Search results: [{'metadata': {'enterprise_1133807781': {'rbInvoicePO': {'$scope': 'enterprise_1133807781', '$template': 'rbInvoicePO', '$parent': 'file_1443738625223', 'purchaseOrderNumber': 'Unknown', 'invoiceNumber': 'A5555', '$version': 11}}}, 'id': '1443738625223', 'type': 'file', 'etag': '3', 'name': 'Invoice-A5555.txt'}]

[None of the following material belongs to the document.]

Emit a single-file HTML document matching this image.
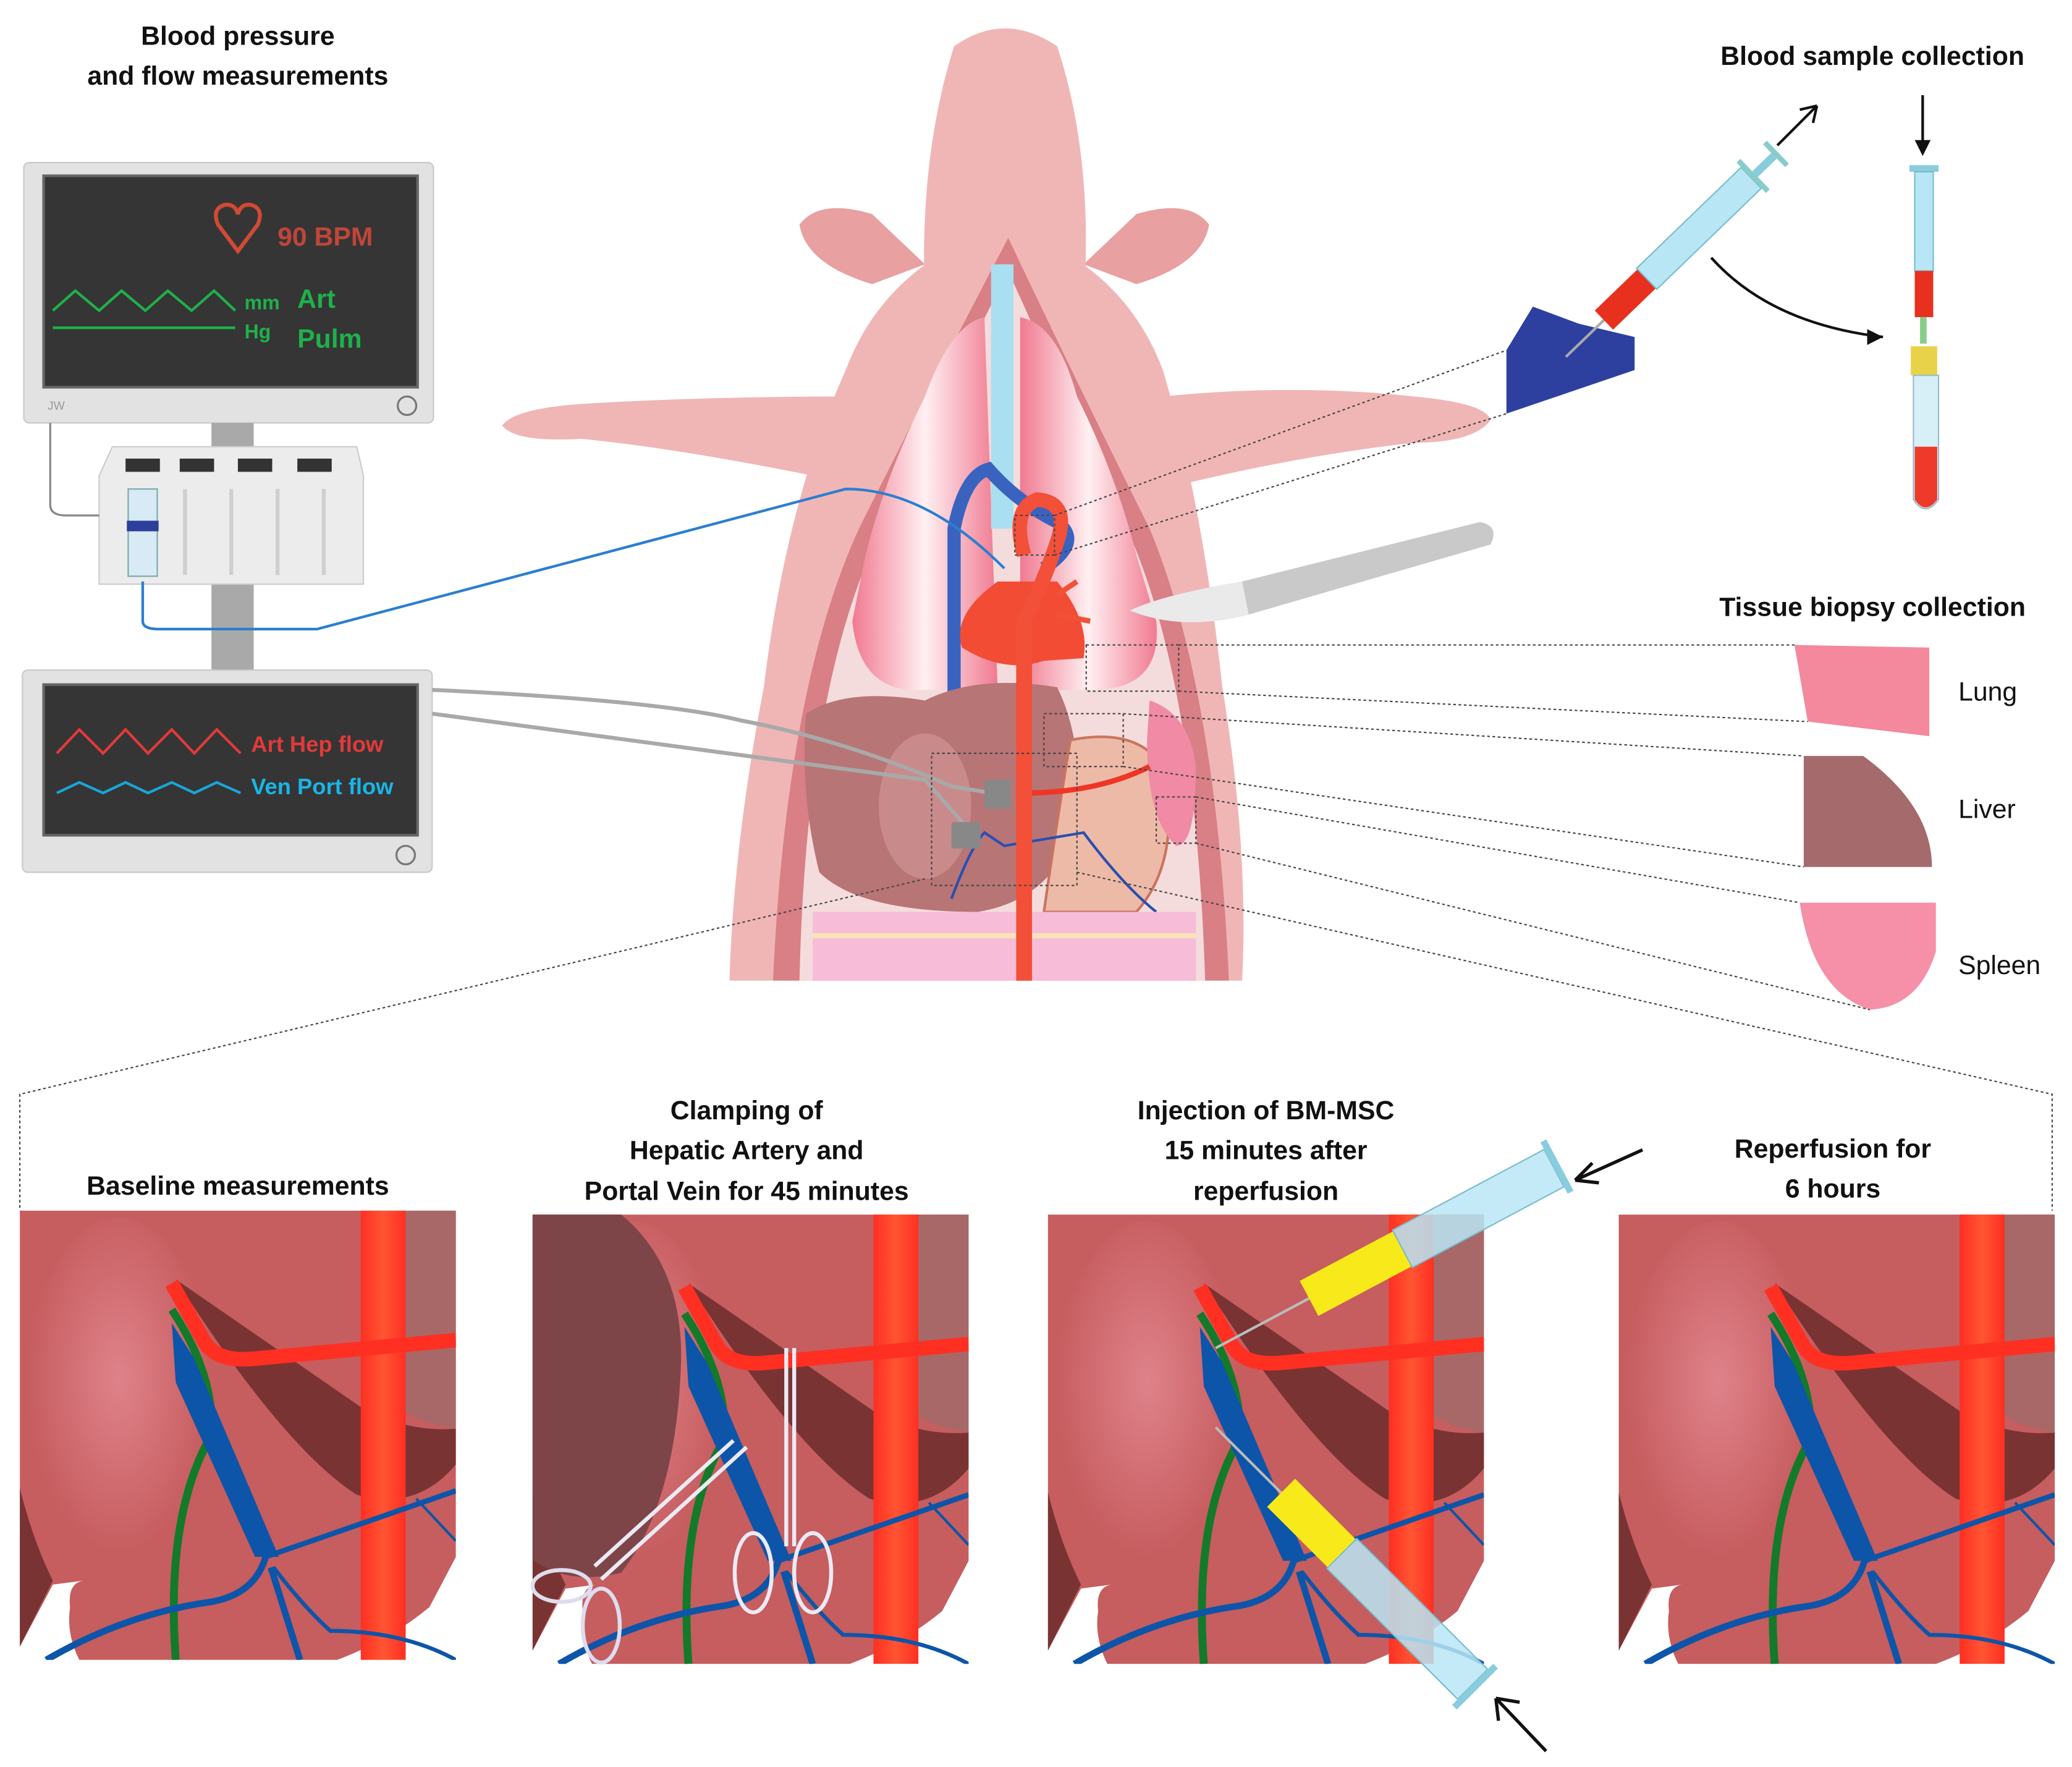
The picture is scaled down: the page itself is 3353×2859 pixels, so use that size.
<!DOCTYPE html>
<html><head><meta charset="utf-8"><style>
html,body{margin:0;padding:0;background:#fff}
svg{display:block}
text{font-family:"Liberation Sans",sans-serif;font-weight:bold;fill:#111}
</style></head><body>
<svg width="3353" height="2859" viewBox="0 0 1568 1337" xmlns="http://www.w3.org/2000/svg">
<defs>
<radialGradient id="lobe" cx="0.5" cy="0.45" r="0.5"><stop offset="0" stop-color="#df828a"/><stop offset="1" stop-color="#c65d5f"/></radialGradient>
<linearGradient id="aor" x1="0" x2="1"><stop offset="0" stop-color="#ff2f22"/><stop offset="0.5" stop-color="#ff5533"/><stop offset="1" stop-color="#ff2f22"/></linearGradient>
<linearGradient id="lung" x1="0" x2="1"><stop offset="0" stop-color="#f07a90"/><stop offset="0.5" stop-color="#fff0f2"/><stop offset="1" stop-color="#f07a90"/></linearGradient>
<clipPath id="pc"><rect x="0" y="0" width="330" height="340"/></clipPath>
<g id="panel" clip-path="url(#pc)">
<path d="M0,0 H330 V262 L310,300 Q280,325 240,340 H45 Q35,320 38,300 Q36,282 48,280 L25,283 L0,330 Z" fill="#c65d5f"/>
<path d="M0,210 Q10,250 25,280 L0,330 Z" fill="#7a3333"/>
<ellipse cx="75" cy="140" rx="70" ry="135" fill="url(#lobe)"/>
<path d="M290,0 H330 V165 Q300,160 290,150 Z" fill="#a86868"/>
<path d="M118,52 L260,150 Q295,168 330,165 V192 Q300,228 255,215 Q200,180 118,52 Z" fill="#7a3333"/>
<rect x="258" y="0" width="34" height="340" fill="url(#aor)"/>
<path d="M115,55 L140,100 Q150,115 178,112 L330,98" stroke="#ff2f22" stroke-width="11" fill="none"/>
<path d="M115,75 Q148,125 145,170 Q110,230 118,340" stroke="#137a2a" stroke-width="6" fill="none"/>
<path d="M115,85 L118,130 L178,262 L196,262 L132,112 Z" fill="#0d55a8"/>
<g stroke="#0d55a8" fill="none">
<path d="M186,262 L330,212" stroke-width="4"/>
<path d="M186,262 Q178,290 145,296 Q80,305 20,340" stroke-width="5"/>
<path d="M190,270 L212,340" stroke-width="5"/>
<path d="M192,270 Q215,300 235,318 Q290,318 330,340" stroke-width="3"/>
<path d="M300,218 L330,250" stroke-width="2"/>
</g>
</g>
</defs>
<rect width="1568" height="1337" fill="#fff"/>

<text x="180" y="34" font-size="20" text-anchor="middle">Blood pressure</text>
<text x="180" y="64" font-size="20" text-anchor="middle">and flow measurements</text>
<text x="1417" y="49" font-size="20" text-anchor="middle">Blood sample collection</text>
<text x="1417" y="466" font-size="20" text-anchor="middle">Tissue biopsy collection</text>
<text x="1482" y="530" font-size="20" style="font-weight:normal">Lung</text>
<text x="1482" y="619" font-size="20" style="font-weight:normal">Liver</text>
<text x="1482" y="737" font-size="20" style="font-weight:normal">Spleen</text>

<!-- monitor 1 -->
<rect x="18" y="123" width="310" height="197" rx="4" fill="#e2e2e2" stroke="#c8c8c8"/>
<rect x="33" y="133" width="283" height="160" fill="#353535" stroke="#666" stroke-width="2"/>
<path d="M180,190 L165,170 Q160,158 170,155 Q178,154 180,162 Q182,154 190,155 Q200,158 195,170 Z" fill="none" stroke="#d04a35" stroke-width="3"/>
<text x="210" y="186" font-size="20" style="fill:#c0453a">90 BPM</text>
<path d="M40,235 L57,220 L75,235 L92,220 L110,235 L127,220 L145,235 L162,220 L178,235" stroke="#1fb14a" stroke-width="2" fill="none"/>
<line x1="40" y1="248" x2="178" y2="248" stroke="#1fb14a" stroke-width="2"/>
<text x="185" y="234" font-size="15" style="fill:#1fb14a">mm</text>
<text x="185" y="256" font-size="15" style="fill:#1fb14a">Hg</text>
<text x="225" y="233" font-size="20" style="fill:#1fb14a">Art</text>
<text x="225" y="263" font-size="20" style="fill:#1fb14a">Pulm</text>
<circle cx="308" cy="307" r="7" fill="none" stroke="#777" stroke-width="1.5"/>
<text x="36" y="310" font-size="9" style="fill:#999;font-weight:normal">JW</text>
<rect x="160" y="320" width="32" height="187" fill="#a9a9a9"/>
<path d="M75,360 L85,338 H270 L275,360 V442 H75 Z" fill="#ececec" stroke="#ccc"/>
<rect x="95" y="347" width="26" height="10" fill="#333"/><rect x="136" y="347" width="26" height="10" fill="#333"/><rect x="180" y="347" width="26" height="10" fill="#333"/><rect x="225" y="347" width="26" height="10" fill="#333"/>
<rect x="97" y="370" width="22" height="66" fill="#d8eaf6" stroke="#7aa" />
<rect x="96" y="394" width="24" height="8" fill="#2c3f9a"/>
<g stroke="#cfcfcf" stroke-width="3"><line x1="140" y1="370" x2="140" y2="435"/><line x1="175" y1="370" x2="175" y2="435"/><line x1="210" y1="370" x2="210" y2="435"/><line x1="245" y1="370" x2="245" y2="435"/></g>
<path d="M38,320 V382 Q38,390 50,390 H75" stroke="#888" fill="none" stroke-width="1.5"/>
<rect x="17" y="507" width="310" height="153" rx="4" fill="#e2e2e2" stroke="#c8c8c8"/>
<rect x="33" y="518" width="283" height="114" fill="#353535" stroke="#666" stroke-width="2"/>
<path d="M43,570 L60,552 L78,570 L95,552 L112,570 L130,552 L147,570 L164,552 L182,570" stroke="#e23a3a" stroke-width="2" fill="none"/>
<path d="M43,600 L60,592 L78,600 L95,592 L112,600 L130,592 L147,600 L164,592 L182,600" stroke="#19a6d8" stroke-width="2" fill="none"/>
<text x="190" y="569" font-size="17" style="fill:#e23a3a">Art Hep flow</text>
<text x="190" y="601" font-size="17" style="fill:#19b5e8">Ven Port flow</text>
<circle cx="307" cy="647" r="7" fill="none" stroke="#777" stroke-width="1.5"/>

<!-- pig -->
<g fill="#f0b6b6">
<path d="M640,300 Q540,300 450,305 Q390,308 380,322 Q390,335 440,332 Q520,340 640,365 Z"/>
<path d="M880,300 Q980,290 1070,300 Q1125,305 1128,318 Q1115,335 1070,335 Q980,345 880,370 Z"/>
<path d="M605,170 Q620,150 660,162 L700,200 L660,215 Q610,200 605,170 Z" fill="#e8a0a0"/>
<path d="M915,170 Q900,150 860,162 L820,200 L860,215 Q910,200 915,170 Z" fill="#e8a0a0"/>
<path d="M700,230 Q695,120 722,35 Q760,8 800,35 Q828,120 820,230 Z"/>
<path d="M760,170 Q670,200 640,280 Q595,380 578,520 Q555,640 552,742 H940 Q945,640 925,520 Q910,380 880,280 Q850,200 760,170 Z"/>
</g>
<path d="M763,180 Q700,300 650,400 Q595,520 585,742 H930 Q920,520 870,400 Q820,300 763,180 Z" fill="#d97f86"/>
<path d="M763,205 Q710,310 665,405 Q610,520 605,742 H912 Q905,520 855,405 Q810,310 763,205 Z" fill="#f5dcdc"/>
<path d="M745,240 Q720,245 700,300 Q670,360 655,420 L645,470 Q650,520 690,522 H755 Z" fill="url(#lung)"/>
<path d="M772,240 Q800,245 815,300 Q845,360 860,420 L875,470 Q880,520 830,522 H772 Z" fill="url(#lung)"/>
<rect x="750" y="200" width="17" height="200" fill="#a9dff0"/>
<path d="M722,530 V400 Q730,360 748,355 Q770,380 800,395 Q820,410 790,430" stroke="#3a63c0" stroke-width="10" fill="none"/>
<path d="M755,440 Q720,465 728,490 Q760,510 790,500 L820,498 Q825,470 800,440 Z" fill="#f24c35"/>
<path d="M775,742 V470 Q790,440 800,410 Q810,380 785,378 Q765,385 775,420" stroke="#f25038" stroke-width="11" fill="none"/>
<path d="M800,450 L815,440 M800,465 L825,470" stroke="#f25038" stroke-width="4"/>
<path d="M610,540 Q640,520 700,530 Q740,510 800,520 Q820,560 815,620 Q800,680 740,690 Q650,690 620,660 Q605,600 610,540 Z" fill="#b87576"/>
<ellipse cx="700" cy="610" rx="35" ry="55" fill="#c98a8c"/>
<path d="M810,560 Q860,550 880,580 Q895,650 860,690 H790 Q800,620 810,560 Z" fill="#eebaa8" stroke="#c8755e" stroke-width="2"/>
<path d="M870,530 Q900,540 905,580 Q905,640 890,640 Q868,620 868,560 Z" fill="#f08aa5"/>
<path d="M775,600 Q830,600 870,580" stroke="#f03525" stroke-width="4" fill="none"/>
<path d="M720,680 Q735,640 745,630 L760,640 L820,630 Q850,670 875,690" stroke="#2a4fb0" stroke-width="2" fill="none"/>
<path d="M615,690 H905 V742 H615 Z" fill="#f6bcd8"/>
<path d="M615,708 H905" stroke="#fbe2b8" stroke-width="4"/>
<rect x="769" y="470" width="12" height="272" fill="#f25038"/>
<!-- cables -->
<path d="M108,440 V470 Q108,476 120,476 H240 L640,370 Q700,370 760,430" stroke="#2a7fd0" fill="none" stroke-width="2"/>
<path d="M327,522 Q500,530 560,545 Q640,560 720,595 L750,600" stroke="#a9a9a9" stroke-width="3" fill="none"/>
<path d="M327,540 Q550,570 700,590 L735,630" stroke="#a9a9a9" stroke-width="3" fill="none"/>
<rect x="745" y="590" width="20" height="22" fill="#888" rx="2"/><rect x="720" y="622" width="22" height="20" fill="#888" rx="2"/>

<path d="M855,462 Q880,450 940,440 L1120,395 Q1135,398 1128,412 L945,465 Q895,478 855,462 Z" fill="#c9c9c9"/>
<path d="M855,462 Q880,450 940,440 L945,465 Q895,478 855,462 Z" fill="#eaeaea"/>
<path d="M1140,265 L1160,232 L1195,245 L1237,255 V280 L1140,313 Z" fill="#2d40a0"/>
<g transform="translate(1185,270) rotate(-44)">
<line x1="0" y1="0" x2="40" y2="0" stroke="#aaa" stroke-width="2"/>
<rect x="40" y="-10" width="45" height="20" fill="#e8301f"/>
<rect x="85" y="-11" width="110" height="22" fill="#b8e6f4" stroke="#7bc"/>
<rect x="195" y="-16" width="4" height="32" fill="#8cc"/>
<rect x="199" y="-3" width="20" height="6" fill="#8cd"/>
<rect x="219" y="-12" width="4" height="24" fill="#8cc"/>
</g>
<path d="M1345,110 L1375,80 M1375,80 L1362,83 M1375,80 L1372,93" stroke="#111" stroke-width="2" fill="none"/>
<path d="M1295,195 Q1340,245 1425,255" stroke="#111" stroke-width="2" fill="none"/>
<path d="M1425,255 L1413,249 L1413,261 Z" fill="#111"/>
<line x1="1455" y1="72" x2="1455" y2="115" stroke="#111" stroke-width="2"/>
<path d="M1455,118 L1449,106 H1461 Z" fill="#111"/>
<rect x="1445" y="125" width="22" height="5" fill="#8cd"/>
<rect x="1449" y="130" width="14" height="75" fill="#b8e6f4" stroke="#7bc"/>
<rect x="1449" y="205" width="14" height="35" fill="#e8301f"/>
<rect x="1453" y="240" width="5" height="20" fill="#8c8"/>
<rect x="1446" y="262" width="20" height="22" fill="#e8d24a"/>
<path d="M1448,284 V378 Q1457,392 1467,378 V284 Z" fill="#d7f0f8" stroke="#9bc"/>
<path d="M1449,338 V378 Q1457,390 1466,378 V338 Z" fill="#ee3a2a"/>

<path d="M1358,488 L1460,490 V557 L1368,546 Z" fill="#f4889c"/>
<path d="M1365,572 H1410 Q1462,610 1462,656 H1365 Z" fill="#a46a6c"/>
<path d="M1362,683 H1465 V720 Q1452,762 1415,764 Q1372,750 1362,683 Z" fill="#f590a8"/>

<g stroke="#444" stroke-width="1" stroke-dasharray="2,2" fill="none">
<rect x="768" y="390" width="30" height="30"/>
<path d="M798,390 L1140,265 M798,420 L1140,313"/>
<rect x="822" y="488" width="70" height="35"/>
<path d="M892,488 H1358 M892,523 L1368,546"/>
<rect x="790" y="540" width="60" height="40"/>
<path d="M850,540 L1365,572 M850,580 L1365,656"/>
<rect x="875" y="603" width="30" height="35"/>
<path d="M905,603 L1362,683 M905,638 L1415,764"/>
<rect x="705" y="570" width="110" height="100"/>
<path d="M700,665 L15,828 V916 M815,660 L1553,828 V916"/>
</g>

<use href="#panel" x="15" y="916"/>
<use href="#panel" x="403" y="919"/>
<use href="#panel" x="793" y="919"/>
<use href="#panel" x="1225" y="919"/>
<path d="M403,919 H470 Q520,960 515,1040 Q510,1140 470,1190 Q430,1200 403,1180 Z" fill="#7e4548"/>
<g stroke="#eaeaf4" stroke-width="3" fill="none">
<path d="M565,1095 L455,1195"/><path d="M555,1090 L450,1185"/>
<ellipse cx="425" cy="1200" rx="22" ry="12" stroke="#dde"/><ellipse cx="455" cy="1230" rx="14" ry="28" stroke="#dde"/>
<path d="M595,1020 V1170 M601,1020 V1170"/>
<ellipse cx="570" cy="1190" rx="14" ry="30"/><ellipse cx="615" cy="1190" rx="14" ry="30"/>
</g>
<g transform="translate(920,1020) rotate(-28)">
<line x1="0" y1="0" x2="80" y2="0" stroke="#bbb" stroke-width="2"/>
<rect x="80" y="-15" width="80" height="30" fill="#f8ea1a"/>
<rect x="160" y="-16" width="130" height="32" fill="#b8e6f4" fill-opacity="0.85" stroke="#7bc"/>
<rect x="290" y="-22" width="5" height="44" fill="#8cd"/>
</g>
<g transform="translate(920,1080) rotate(45)">
<line x1="0" y1="0" x2="70" y2="0" stroke="#bbb" stroke-width="2"/>
<rect x="70" y="-15" width="65" height="30" fill="#f8ea1a"/>
<rect x="135" y="-16" width="140" height="32" fill="#b8e6f4" fill-opacity="0.85" stroke="#7bc"/>
<rect x="275" y="-22" width="5" height="44" fill="#8cd"/>
</g>
<path d="M1243,870 L1192,893 M1192,893 L1205,880 M1192,893 L1210,895" stroke="#111" stroke-width="2.5" fill="none"/>
<path d="M1170,1325 L1132,1285 M1132,1285 L1134,1302 M1132,1285 L1150,1288" stroke="#111" stroke-width="2.5" fill="none"/>

<text x="180" y="904" font-size="20" text-anchor="middle">Baseline measurements</text>
<text x="565" y="847" font-size="20" text-anchor="middle">Clamping of</text>
<text x="565" y="877" font-size="20" text-anchor="middle">Hepatic Artery and</text>
<text x="565" y="908" font-size="20" text-anchor="middle">Portal Vein for 45 minutes</text>
<text x="958" y="847" font-size="20" text-anchor="middle">Injection of BM-MSC</text>
<text x="958" y="877" font-size="20" text-anchor="middle">15 minutes after</text>
<text x="958" y="908" font-size="20" text-anchor="middle">reperfusion</text>
<text x="1387" y="876" font-size="20" text-anchor="middle">Reperfusion for</text>
<text x="1387" y="906" font-size="20" text-anchor="middle">6 hours</text>
</svg>
</body></html>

It may take 10 to 15 minutes for the metadata to be indexed and available for search. If you don't see any results, wait a few minutes and try again.

Extra credit

  • Create a method that for each purchase order, finds the invoices that match the purchase order and updates the purchase order metadata with the invoice number.
  • Create a method that for each invoice without purchase order, finds the purchase orders that match the invoice vendor without a purchase order.

Final thoughts

Metadata is not just a technical detail, it's a strategic asset that can transform the way how your company works. 

Metadata templates enable maintaining consistency across the enterprise. Whether it's purchase orders, legal contracts, or creative assets, predefined templates streamline processes and minimize errors.

As your organization evolves, metadata becomes even more critical. Adaptability, integration with other systems, and maintaining a robust information architecture - all made possible by metadata.

Team members collaborating seamlessly because they understand the context behind each document. Metadata provides that context.